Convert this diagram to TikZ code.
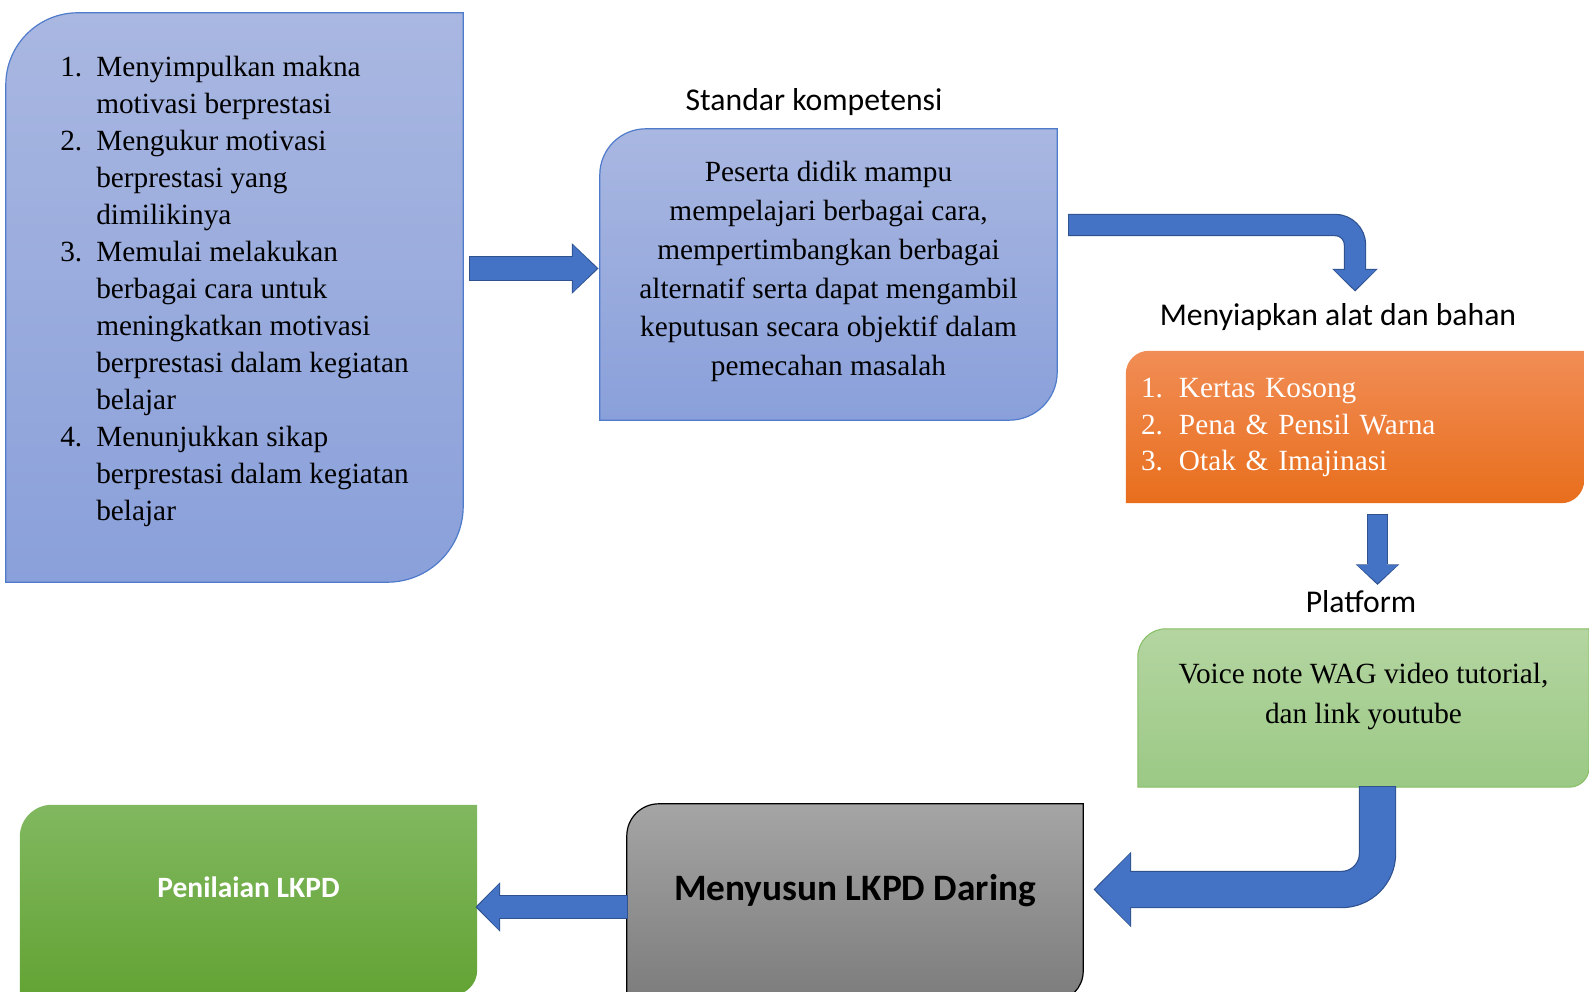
\documentclass[tikz,border=0pt]{standalone}
\usepackage{fontspec}
\setmainfont{Liberation Serif}
\newfontfamily\calibri{Carlito}
\usetikzlibrary{arrows.meta,positioning,backgrounds}

\definecolor{blueT}{HTML}{A9B7E1}
\definecolor{blueB}{HTML}{8AA0DA}
\definecolor{blueedge}{HTML}{4F7BCB}
\definecolor{arrowblue}{HTML}{4472C4}
\definecolor{arrowedge}{HTML}{2F528F}
\definecolor{orangeT}{HTML}{F18D56}
\definecolor{orangeB}{HTML}{E86E1C}
\definecolor{lgreenT}{HTML}{B4D5A1}
\definecolor{lgreenB}{HTML}{9BC985}
\definecolor{lgreenedge}{HTML}{86BE64}
\definecolor{greyT}{HTML}{A5A5A5}
\definecolor{greyB}{HTML}{7C7C7C}
\definecolor{dgreenT}{HTML}{81B860}
\definecolor{dgreenB}{HTML}{63A334}

\tikzset{
  box/.style={inner sep=0pt},
  body/.style={font=\fontsize{29.3}{37}\selectfont},
  lbl/.style={inner sep=0pt, font=\calibri\fontsize{31.7}{38}\selectfont},
  % box with round top-left and bottom-right corners
  leaf/.style n args={3}{insert path={(#1.south west) -- ([yshift=-#2]#1.north west)
      arc[start angle=180, end angle=90, radius=#2] -- (#1.north east)
      -- ([yshift=#3]#1.south east) arc[start angle=0, end angle=-90, radius=#3] -- cycle}},
  bluebox/.style={draw=blueedge, line width=1.2pt, top color=blueT, bottom color=blueB},
  orangebox/.style={top color=orangeT, bottom color=orangeB},
  lgreenbox/.style={draw=lgreenedge, line width=1pt, top color=lgreenT, bottom color=lgreenB},
  greybox/.style={draw=black, line width=1.2pt, top color=greyT, bottom color=greyB},
  dgreenbox/.style={top color=dgreenT, bottom color=dgreenB},
  % block arrow: shaft width, head width, head length
  fat/.code n args={3}{%
    \pgfmathsetlengthmacro\fatlw{#1+2.4pt}%
    \pgfmathsetlengthmacro\fatW{#2+3.6pt}%
    \pgfmathsetlengthmacro\fatL{#3+2.6pt}%
    \tikzset{draw=arrowblue, line width=#1, -{Triangle[width=#2, length=#3, line width=0pt]},
      preaction={draw=arrowedge, line width=\fatlw,
        -{Triangle[width=\fatW, length=\fatL, line width=0pt]},
        shorten >=-1.7pt, shorten <=-1.2pt}}}
}

\begin{document}
\begin{tikzpicture}[x=1pt, y=1pt]
  \useasboundingbox (0,0) rectangle (1589,991);

  \node[box, body, text height=26pt, text depth=467pt,
        minimum width=457pt, minimum height=569pt] (mk) at (234.5,693.5) {%
    \begin{tabular}[t]{@{}l@{\hspace{14pt}}l@{}}
      1. & Menyimpulkan makna\\
         & motivasi berprestasi\\
      2. & Mengukur motivasi\\
         & berprestasi yang\\
         & dimilikinya\\
      3. & Memulai melakukan\\
         & berbagai cara untuk\\
         & meningkatkan motivasi\\
         & berprestasi dalam kegiatan\\
         & belajar\\
      4. & Menunjukkan sikap\\
         & berprestasi dalam kegiatan\\
         & belajar
    \end{tabular}};

  \node[box, align=center, font=\fontsize{29.3}{38.7}\selectfont, text height=213.5pt, text depth=11.5pt,
        minimum width=457pt, minimum height=291pt] (sk) at (828.5,716.5)
    {Peserta didik mampu\\ mempelajari berbagai cara,\\ mempertimbangkan berbagai\\
     alternatif serta dapat mengambil\\ keputusan secara objektif dalam\\ pemecahan masalah};
  \node[lbl, above=13pt of sk, xshift=-14.5pt] (sklbl) {Standar kompetensi};

  \node[box, text=white, font=\fontsize{29.3}{36.5}\selectfont, inner xsep=15pt,
        text width=428pt, minimum height=152pt] (alat) at (1355,564) {%
    \begin{tabular}{@{}l@{\hspace{16pt}}l@{}}
      1. & Kertas Kosong\\
      2. & Pena \& Pensil Warna\\
      3. & Otak \& Imajinasi
    \end{tabular}};
  \node[lbl, above=20pt of alat, xshift=-17pt] (alatlbl) {Menyiapkan alat dan bahan};

  \node[box, align=center, font=\fontsize{29.3}{39.5}\selectfont, text height=60pt, text depth=29pt,
        minimum width=451pt, minimum height=158pt] (plat) at (1363.5,283)
    {Voice note WAG video tutorial,\\ dan link youtube};
  \node[lbl, above=16pt of plat, xshift=-2.5pt] (platlbl) {Platform};

  \node[box, font=\calibri\bfseries\fontsize{37.3}{44}\selectfont, text height=24pt, text depth=28pt,
        minimum width=456pt, minimum height=197pt] (lkpd) at (855,88.5) {Menyusun LKPD Daring};

  \node[box, text=white, font=\calibri\bfseries\fontsize{29.5}{36}\selectfont, text height=19pt,
        text depth=24pt, minimum width=457pt, minimum height=190pt] (nilai) at (248.5,91) {Penilaian LKPD};

  \begin{scope}[on background layer]
    \path[bluebox] [leaf={mk}{72pt}{76pt}];
    \path[bluebox] [leaf={sk}{46pt}{48pt}];
    \path[orangebox] [leaf={alat}{23pt}{23pt}];
    \path[lgreenbox] [leaf={plat}{28pt}{20pt}];
    \path[greybox] [leaf={lkpd}{32pt}{30pt}];
    \path[dgreenbox] [leaf={nilai}{32pt}{25pt}];
  \end{scope}

  % block arrows
  \draw[fat={23pt}{47pt}{24pt}] ([shift={(7pt,29pt)}]mk.east) -- ([shift={(-3pt,6pt)}]sk.west);
  \draw[fat={20pt}{42pt}{20pt}, rounded corners=20pt] ([shift={(12pt,49.5pt)}]sk.east) -| ([yshift=61pt]alat.north);
  \draw[fat={19pt}{40pt}{18pt}] ([shift={(22.5pt,-12pt)}]alat.south) -- ([shift={(22.5pt,-80pt)}]alat.south);
  \draw[fat={35pt}{72pt}{35pt}, rounded corners=36pt] ([xshift=14pt]plat.south) |- ([shift={(12pt,13pt)}]lkpd.east);
  \draw[fat={22pt}{46pt}{22pt}] ([yshift=-4.5pt]lkpd.west) -- ([yshift=-7pt]nilai.east);
\end{tikzpicture}
\end{document}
▬▬▬▬▬▬
Set task
Repeat the listing in full and exactly. Leave any pictures out.

Final answer
Convert this diagram to TikZ code.
\documentclass[tikz,border=0pt]{standalone}
\usepackage{fontspec}
\setmainfont{Liberation Serif}
\newfontfamily\calibri{Carlito}
\usetikzlibrary{arrows.meta,positioning,backgrounds}

\definecolor{blueT}{HTML}{A9B7E1}
\definecolor{blueB}{HTML}{8AA0DA}
\definecolor{blueedge}{HTML}{4F7BCB}
\definecolor{arrowblue}{HTML}{4472C4}
\definecolor{arrowedge}{HTML}{2F528F}
\definecolor{orangeT}{HTML}{F18D56}
\definecolor{orangeB}{HTML}{E86E1C}
\definecolor{lgreenT}{HTML}{B4D5A1}
\definecolor{lgreenB}{HTML}{9BC985}
\definecolor{lgreenedge}{HTML}{86BE64}
\definecolor{greyT}{HTML}{A5A5A5}
\definecolor{greyB}{HTML}{7C7C7C}
\definecolor{dgreenT}{HTML}{81B860}
\definecolor{dgreenB}{HTML}{63A334}

\tikzset{
  box/.style={inner sep=0pt},
  body/.style={font=\fontsize{29.3}{37}\selectfont},
  lbl/.style={inner sep=0pt, font=\calibri\fontsize{31.7}{38}\selectfont},
  % box with round top-left and bottom-right corners
  leaf/.style n args={3}{insert path={(#1.south west) -- ([yshift=-#2]#1.north west)
      arc[start angle=180, end angle=90, radius=#2] -- (#1.north east)
      -- ([yshift=#3]#1.south east) arc[start angle=0, end angle=-90, radius=#3] -- cycle}},
  bluebox/.style={draw=blueedge, line width=1.2pt, top color=blueT, bottom color=blueB},
  orangebox/.style={top color=orangeT, bottom color=orangeB},
  lgreenbox/.style={draw=lgreenedge, line width=1pt, top color=lgreenT, bottom color=lgreenB},
  greybox/.style={draw=black, line width=1.2pt, top color=greyT, bottom color=greyB},
  dgreenbox/.style={top color=dgreenT, bottom color=dgreenB},
  % block arrow: shaft width, head width, head length
  fat/.code n args={3}{%
    \pgfmathsetlengthmacro\fatlw{#1+2.4pt}%
    \pgfmathsetlengthmacro\fatW{#2+3.6pt}%
    \pgfmathsetlengthmacro\fatL{#3+2.6pt}%
    \tikzset{draw=arrowblue, line width=#1, -{Triangle[width=#2, length=#3, line width=0pt]},
      preaction={draw=arrowedge, line width=\fatlw,
        -{Triangle[width=\fatW, length=\fatL, line width=0pt]},
        shorten >=-1.7pt, shorten <=-1.2pt}}}
}

\begin{document}
\begin{tikzpicture}[x=1pt, y=1pt]
  \useasboundingbox (0,0) rectangle (1589,991);

  \node[box, body, text height=26pt, text depth=467pt,
        minimum width=457pt, minimum height=569pt] (mk) at (234.5,693.5) {%
    \begin{tabular}[t]{@{}l@{\hspace{14pt}}l@{}}
      1. & Menyimpulkan makna\\
         & motivasi berprestasi\\
      2. & Mengukur motivasi\\
         & berprestasi yang\\
         & dimilikinya\\
      3. & Memulai melakukan\\
         & berbagai cara untuk\\
         & meningkatkan motivasi\\
         & berprestasi dalam kegiatan\\
         & belajar\\
      4. & Menunjukkan sikap\\
         & berprestasi dalam kegiatan\\
         & belajar
    \end{tabular}};

  \node[box, align=center, font=\fontsize{29.3}{38.7}\selectfont, text height=213.5pt, text depth=11.5pt,
        minimum width=457pt, minimum height=291pt] (sk) at (828.5,716.5)
    {Peserta didik mampu\\ mempelajari berbagai cara,\\ mempertimbangkan berbagai\\
     alternatif serta dapat mengambil\\ keputusan secara objektif dalam\\ pemecahan masalah};
  \node[lbl, above=13pt of sk, xshift=-14.5pt] (sklbl) {Standar kompetensi};

  \node[box, text=white, font=\fontsize{29.3}{36.5}\selectfont, inner xsep=15pt,
        text width=428pt, minimum height=152pt] (alat) at (1355,564) {%
    \begin{tabular}{@{}l@{\hspace{16pt}}l@{}}
      1. & Kertas Kosong\\
      2. & Pena \& Pensil Warna\\
      3. & Otak \& Imajinasi
    \end{tabular}};
  \node[lbl, above=20pt of alat, xshift=-17pt] (alatlbl) {Menyiapkan alat dan bahan};

  \node[box, align=center, font=\fontsize{29.3}{39.5}\selectfont, text height=60pt, text depth=29pt,
        minimum width=451pt, minimum height=158pt] (plat) at (1363.5,283)
    {Voice note WAG video tutorial,\\ dan link youtube};
  \node[lbl, above=16pt of plat, xshift=-2.5pt] (platlbl) {Platform};

  \node[box, font=\calibri\bfseries\fontsize{37.3}{44}\selectfont, text height=24pt, text depth=28pt,
        minimum width=456pt, minimum height=197pt] (lkpd) at (855,88.5) {Menyusun LKPD Daring};

  \node[box, text=white, font=\calibri\bfseries\fontsize{29.5}{36}\selectfont, text height=19pt,
        text depth=24pt, minimum width=457pt, minimum height=190pt] (nilai) at (248.5,91) {Penilaian LKPD};

  \begin{scope}[on background layer]
    \path[bluebox] [leaf={mk}{72pt}{76pt}];
    \path[bluebox] [leaf={sk}{46pt}{48pt}];
    \path[orangebox] [leaf={alat}{23pt}{23pt}];
    \path[lgreenbox] [leaf={plat}{28pt}{20pt}];
    \path[greybox] [leaf={lkpd}{32pt}{30pt}];
    \path[dgreenbox] [leaf={nilai}{32pt}{25pt}];
  \end{scope}

  % block arrows
  \draw[fat={23pt}{47pt}{24pt}] ([shift={(7pt,29pt)}]mk.east) -- ([shift={(-3pt,6pt)}]sk.west);
  \draw[fat={20pt}{42pt}{20pt}, rounded corners=20pt] ([shift={(12pt,49.5pt)}]sk.east) -| ([yshift=61pt]alat.north);
  \draw[fat={19pt}{40pt}{18pt}] ([shift={(22.5pt,-12pt)}]alat.south) -- ([shift={(22.5pt,-80pt)}]alat.south);
  \draw[fat={35pt}{72pt}{35pt}, rounded corners=36pt] ([xshift=14pt]plat.south) |- ([shift={(12pt,13pt)}]lkpd.east);
  \draw[fat={22pt}{46pt}{22pt}] ([yshift=-4.5pt]lkpd.west) -- ([yshift=-7pt]nilai.east);
\end{tikzpicture}
\end{document}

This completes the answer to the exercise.